Succede In quartiere

17 maggio 2018
Corriere della sera
La gentrificazione avanza

Angelina di cognome fa Caporale. Di nome, e di fatto. Ha 91 anni ed è una delle pasionarie di un comitato di inquilini che si è appena formato in via Paolo Sarpi. «Ci dicono che dobbiamo lasciare libere le case dove abitiamo da più di sessant’anni e noi non lo vogliamo fare», racconta lei, tanto allarmata quanto non disposta a cedere. Da una decina di giorni i gestori sociali QLS, emissari della società che si occupa del progetto di riqualificazione dell’enorme isolato tra via Sarpi e via Bramante, bussano agli appartamenti. Senza preavviso. Colgono di sorpresa gli abitanti, per lo più donne e molto anziane. «Ci hanno preso una per una, senza avvertire i sindacati, dicendoci che dobbiamo andare via al più presto, che potrebbero mandarci in zone lontane come Bonola, in via Uruguay, o Cinisello Balsamo, e che dobbiamo firmare subito alcuni documenti, se vogliamo assicurarci un alloggio alternativo. Ci siamo tutte spaventate», dice Adele Gerosa, altra signora del Comitato Ca’ Sarpi, che ha visto 86 primavere e risiede lì da mezzo secolo.

Il copione di questa storia si è già visto altre volte: quando c’è un piano di valorizzazione che coinvolge edifici abitati da svuotare, l’aspetto umano è scomodo e difficile, comunque lo si guardi. Qui si parla del patrimonio immobiliare del Fondo immobiliare Ca’ Granda che in zona ha anche via Paolo Sarpi 7 e via Bramante 13. Solo nell’enorme isolato in questione, che comprende sei civici, sono circa 240 alloggi, per due terzi vuoti: negli altri ci sono 80 famiglie, arrivate mezzo secolo fa. A gestire il patrimonio, da due anni a questa parte, è Investire sgr, con l’advisor Fondazione Housing sociale (orbita Fondazione Cariplo). «Sceglieremo l’architetto entro l’autunno, tra sette proposte che ci sono arrivate, e daremo corpo a un grande progetto con tutti affitti a prezzo calmierato per persone con reddito basso, ma superiore a quello che dà diritto alle case popolari. La mobilità degli attuali inquilini sarà gestita nel modo più delicato possibile. Se ne hanno diritto in base al reddito, faremo proposte di ricollocamento in immobili che abbiamo a disposizione in varie aree della città. Forse sarà possibile addirittura accoglierne una parte in via Bramante 13, quasi vuoto e da ristrutturare anche quello», cercano di rassicurare da Investire.

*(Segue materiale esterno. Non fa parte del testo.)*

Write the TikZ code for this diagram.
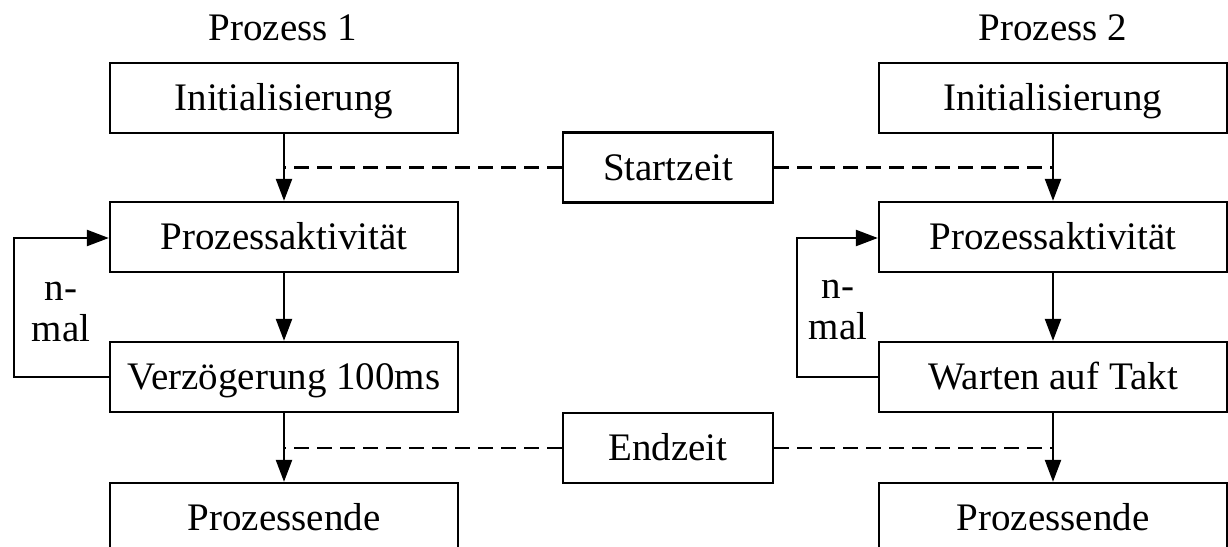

Il cantiere non partirebbe prima di un paio di anni. «E allora perché tutta questa fretta? E dove vado? — chiede ancora Gerosa —. Mia figlia ha preso casa qui vicino apposta per non lasciarmi sola…». Sembrano una grande famiglia, tutti insieme: «E lo siamo davvero. Lo sa quante volte mi hanno portato su la spesa le vicine del secondo piano?», racconta Caporale. È una specie di villaggio, «un alveare amico», dice ancora Carolina Vitolo, 68 anni, ex infermiera. «Ho fatto una ristrutturazione tutta con soldi miei, chi mi ripaga?». E Carolina Pace, 52 anni e tre figli: «Mi sono sposata che ne avevo quindici e sono venuta qui dalla Sicilia, con mio marito che non c’è più. Sono arrivati con i fogli dicendo che dovevo firmare, io non ci capivo nulla, ho firmato. E adesso?». Anna Stasiak, 40 anni e due figlie, esperta d’arte: «Hanno lasciato scadere gli affitti e da qualche tempo paghiamo l’indennità di occupazione. Avevano previsto tutto…». Nei giorni scorsi, su richiesta del Comitato, Investire e Fondazione Housing sociale hanno incontrato i sindacati (Unione inquilini e Sunia) e alcuni residenti: «Ci hanno dato rassicurazioni — conclude Caporale —. Teniamo gli occhi aperti, vogliamo vedere come va avanti».